Feb 04 2017
A couple of weeks ago I ran into some of the functional limits of my web search bot, a bot that I wrote for my exocortex which accepts English-like commands ("Send me top 15 hits for HAL 9000 quotes.") and runs web searches in response using the Searx meta-search engine on the back end. This is to say that I gave my bot a broken command ("Send hits for HAL 9000 quotes.") and the parser got into a state where it couldn't cope, threw an exception, and crashed. To be fair, my command parser was very brittle and it was only a matter of time before I did something dumb and wrecked it. At the time I patched it with a bunch of if..then checks for truncated and incorrect commands, but if you look at all of the conditionals and ad-hoc error handling I probably made the situation worse, as well as much more difficult to maintain in the long run. Time for a rewrite.
Back to my long-term memory field. What to do?
I knew from comp.sci classes long ago that compilers use things called parsers and grammars to interpret code so that it can be converted into an executable. I also knew that the parser Infocom used in its interactive fiction was widely considered to be the best anyone had come up with in a long time, and it was efficient enough to run on humble microcomputers like the C-64 and the Apple II. For quite a few years I also ran and hacked on a MOO, which for the purposes of this post you can think of as a massive interactive fiction environment that the players can modify as well as play in; a MOO's command parser does pretty much the same thing as Infocom's IF parser but is responsive to the changes the user's make to their environments. I also recalled something called a parse tree, which I sort-of-kind-of remembered from comp.sci but because I'd never actually done anything with them, I only recalled a low-res sketch. At least I had someplace to start from so I turned my rebooted web search bot loose with a couple of search terms and went through the results after work. I also spent some time chatting with a colleague whose knowledge of the linguistics of programming languages is significantly greater than mine and bouncing some ideas off of him (thanks, TQ!)
But how do I do something with all this random stuff?
Sep 11 2016
In my last post I said that I'd describe in greater detail how to set up the software that I use as the core of my exocortex, called Huginn.

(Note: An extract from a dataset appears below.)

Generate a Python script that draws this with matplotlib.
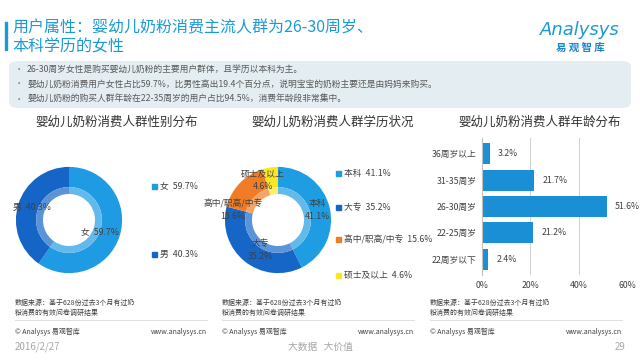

First, you need someplace for the software to live. I'll say up front that you can happily run Huginn on your laptop, desktop workstation, or server so long as it's not running Windows. Huginn is developed under Linux; it might run under one of the BSDs but I've never tried. I don't know if it'll run as expected in MacOSX because I don't have a Mac. If you want to give Huginn a try but you run Windows, I suggest installing VirtualBox and build a quick virtual machine. I recommend sticking with the officially supported distributions and use the latest stable version of Ubuntu Server. At the risk of sounding self-serving, I also suggest using one of my open source Ubuntu hardening sets to lock down the security on your new VM all in one go. If you're feeling adventurous you can get a VPS from a hosting provider like Amazon's AWS or Linode. I run some of my stuff at Digital Ocean and I'm very pleased with their service. If you'd like to give Digital Ocean a try here's my referral link which will give you $10us of credit, and you are not obligated to continue using their service after it's used up. If I didn't like their service (both commercial and customer) that much I wouldn't bother passing it around.
As serious web apps go, Huginn's system requirements aren't very high so you can build a very functional instance without putting a lot of effort or money toward it. You can run Huginn in about one gigabyte of RAM and one CPU, with a relatively small amount of disk space (twenty gigabytes or so, a fairly small amount for servers these days). Digital Ocean's $10us/month droplet (one CPU, one gigabyte of RAM, and 30 gigabytes of storage) is sufficient for experimentation and light use. To really get serious usage out of Huginn you'll need about two gigabytes of RAM to fit multiple worker daemons into memory. I personally use the following specs for all of my Huginn virtual machines: At least two CPUs, 60 gigabytes of disk space, and at least four gigabytes of RAM. Chances are, any physical machine you have on your desk exceeds these requirements so don't worry too much about it (but see these special instructions if you plan on using an ultra-mini machine like the Raspberry Pi). If you build your own virtual machine, take into account these requirements.